NORFOLK, Va. (WAVY) — The Foodbank of Southeastern Virginia and the Eastern Shore held a virtual simulation to educate elected officials about the impacts of policies on hunger.
In conjunction with Hunger Action Month and Elected Official Engagement Day, the organization demonstrated how problems like the racial wealth gap are seen in the community.
“The racial wealth gap is sort of the difference between the median net worth of a white household versus a Black household or people who are not already living in poverty. There’s a 13 to 1 difference,” said Leah Williams-Rumbley, who is the senior director of advocacy for the food bank.
Williams-Rumbley says that difference is thousands of dollars, which can mean having food or not on the table for some families of color.
Friday’s simulation included how that gap is impacted by policies lawmakers put into place.
“Ending hunger isn’t just about feeding people. It’s about changing policies and practices that contribute to that happening in the first place,” she said.
Williams-Rumbley highlighted federal and state laws such as the Farm Bill and the Children Nutrition Reauthorization Act as policies that impact people’s ability to eat.
Policies revolving around food and nutrition aren’t the only thing that can affect their goal to eradicate hunger.
Williams-Rumbley says things such as the minimum wage make a difference.
“People would be able to do a better job of putting food on the table with better minimum wage,” she said.
The food bank serves around 200,000 people a year, but Williams-Rumbley says their numbers have doubled since the COVID-19 pandemic started.
On top of the pandemic, she says more people have been interested in learning more about hunger, especially since one of their closest neighborhoods recently became a food desert.

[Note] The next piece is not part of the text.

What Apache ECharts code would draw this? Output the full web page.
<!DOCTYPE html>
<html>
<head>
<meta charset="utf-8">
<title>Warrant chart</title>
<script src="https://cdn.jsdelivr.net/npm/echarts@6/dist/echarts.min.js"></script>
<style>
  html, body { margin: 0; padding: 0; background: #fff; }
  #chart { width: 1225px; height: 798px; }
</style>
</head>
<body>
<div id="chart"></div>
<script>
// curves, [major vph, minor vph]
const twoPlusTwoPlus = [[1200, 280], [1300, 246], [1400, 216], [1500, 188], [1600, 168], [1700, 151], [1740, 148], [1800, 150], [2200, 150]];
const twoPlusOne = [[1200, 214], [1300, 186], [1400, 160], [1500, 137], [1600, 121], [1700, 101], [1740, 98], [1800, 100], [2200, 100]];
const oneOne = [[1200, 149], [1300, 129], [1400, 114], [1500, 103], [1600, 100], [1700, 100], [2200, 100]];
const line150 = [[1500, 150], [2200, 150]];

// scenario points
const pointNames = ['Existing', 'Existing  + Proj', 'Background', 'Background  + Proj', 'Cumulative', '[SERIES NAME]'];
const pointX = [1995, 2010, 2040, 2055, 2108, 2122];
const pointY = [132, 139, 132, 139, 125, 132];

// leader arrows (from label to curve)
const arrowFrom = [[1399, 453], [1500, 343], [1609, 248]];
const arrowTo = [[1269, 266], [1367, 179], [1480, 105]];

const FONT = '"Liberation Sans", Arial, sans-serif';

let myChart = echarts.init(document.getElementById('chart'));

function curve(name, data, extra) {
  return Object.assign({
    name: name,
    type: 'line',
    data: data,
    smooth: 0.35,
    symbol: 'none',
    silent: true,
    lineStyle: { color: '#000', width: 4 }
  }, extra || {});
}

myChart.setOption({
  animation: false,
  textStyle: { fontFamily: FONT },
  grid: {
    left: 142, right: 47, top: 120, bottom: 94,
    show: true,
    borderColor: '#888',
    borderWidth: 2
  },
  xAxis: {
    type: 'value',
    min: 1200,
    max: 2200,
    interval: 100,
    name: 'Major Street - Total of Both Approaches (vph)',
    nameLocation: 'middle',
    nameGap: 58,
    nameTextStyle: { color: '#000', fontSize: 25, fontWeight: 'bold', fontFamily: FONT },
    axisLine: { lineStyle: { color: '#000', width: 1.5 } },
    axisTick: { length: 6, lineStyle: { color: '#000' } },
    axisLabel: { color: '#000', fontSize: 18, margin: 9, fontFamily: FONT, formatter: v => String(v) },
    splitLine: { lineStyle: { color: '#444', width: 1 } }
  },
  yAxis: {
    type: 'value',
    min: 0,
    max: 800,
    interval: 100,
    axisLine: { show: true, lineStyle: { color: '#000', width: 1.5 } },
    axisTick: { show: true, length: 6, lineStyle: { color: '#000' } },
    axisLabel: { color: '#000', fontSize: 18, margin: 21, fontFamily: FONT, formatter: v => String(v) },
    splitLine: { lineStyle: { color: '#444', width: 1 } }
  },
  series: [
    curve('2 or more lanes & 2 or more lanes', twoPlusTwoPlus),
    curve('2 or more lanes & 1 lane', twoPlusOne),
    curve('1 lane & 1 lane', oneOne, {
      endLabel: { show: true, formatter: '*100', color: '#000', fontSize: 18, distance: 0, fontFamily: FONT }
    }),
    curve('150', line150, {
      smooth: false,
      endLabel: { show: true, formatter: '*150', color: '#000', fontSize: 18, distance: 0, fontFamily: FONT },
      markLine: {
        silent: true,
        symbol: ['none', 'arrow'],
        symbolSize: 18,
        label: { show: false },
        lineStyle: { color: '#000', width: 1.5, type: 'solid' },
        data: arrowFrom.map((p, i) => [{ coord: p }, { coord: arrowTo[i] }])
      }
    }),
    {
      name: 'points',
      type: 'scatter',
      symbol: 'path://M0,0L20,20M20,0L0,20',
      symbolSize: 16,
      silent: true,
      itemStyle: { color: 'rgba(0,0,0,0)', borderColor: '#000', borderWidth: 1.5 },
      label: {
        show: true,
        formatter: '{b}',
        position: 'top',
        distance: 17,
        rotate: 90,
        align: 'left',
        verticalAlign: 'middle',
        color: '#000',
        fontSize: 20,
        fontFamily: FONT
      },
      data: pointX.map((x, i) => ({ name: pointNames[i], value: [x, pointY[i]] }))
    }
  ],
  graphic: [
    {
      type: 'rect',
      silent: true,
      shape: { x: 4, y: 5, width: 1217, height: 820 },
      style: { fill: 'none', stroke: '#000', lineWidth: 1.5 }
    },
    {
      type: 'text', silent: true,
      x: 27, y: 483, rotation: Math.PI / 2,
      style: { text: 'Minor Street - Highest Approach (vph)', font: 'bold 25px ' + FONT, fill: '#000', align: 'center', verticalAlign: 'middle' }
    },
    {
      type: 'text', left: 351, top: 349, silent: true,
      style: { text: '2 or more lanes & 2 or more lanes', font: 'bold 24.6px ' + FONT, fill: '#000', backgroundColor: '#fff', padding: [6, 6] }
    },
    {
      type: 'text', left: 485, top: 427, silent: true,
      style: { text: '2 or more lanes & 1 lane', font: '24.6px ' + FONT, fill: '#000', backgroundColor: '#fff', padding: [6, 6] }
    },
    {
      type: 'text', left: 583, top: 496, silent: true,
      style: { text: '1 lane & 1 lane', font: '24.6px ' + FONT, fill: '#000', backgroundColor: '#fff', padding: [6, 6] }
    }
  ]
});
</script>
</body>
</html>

“While this is a conversation we’ve been having for sometime, the racial unrest in our country has brought it to our forefront and caused the community at large interested in and unpacking what caused racial wealth gap and hunger,” she said.
Williams-Rumbley encourages people to learn more about the food bank and says there are many ways to help.
“Donate food, donate funds, donate time and what may be a little newer to people is donate your voice,” she said. “We need you to get on board and contact your legislators about things that are coming down the pipeline.”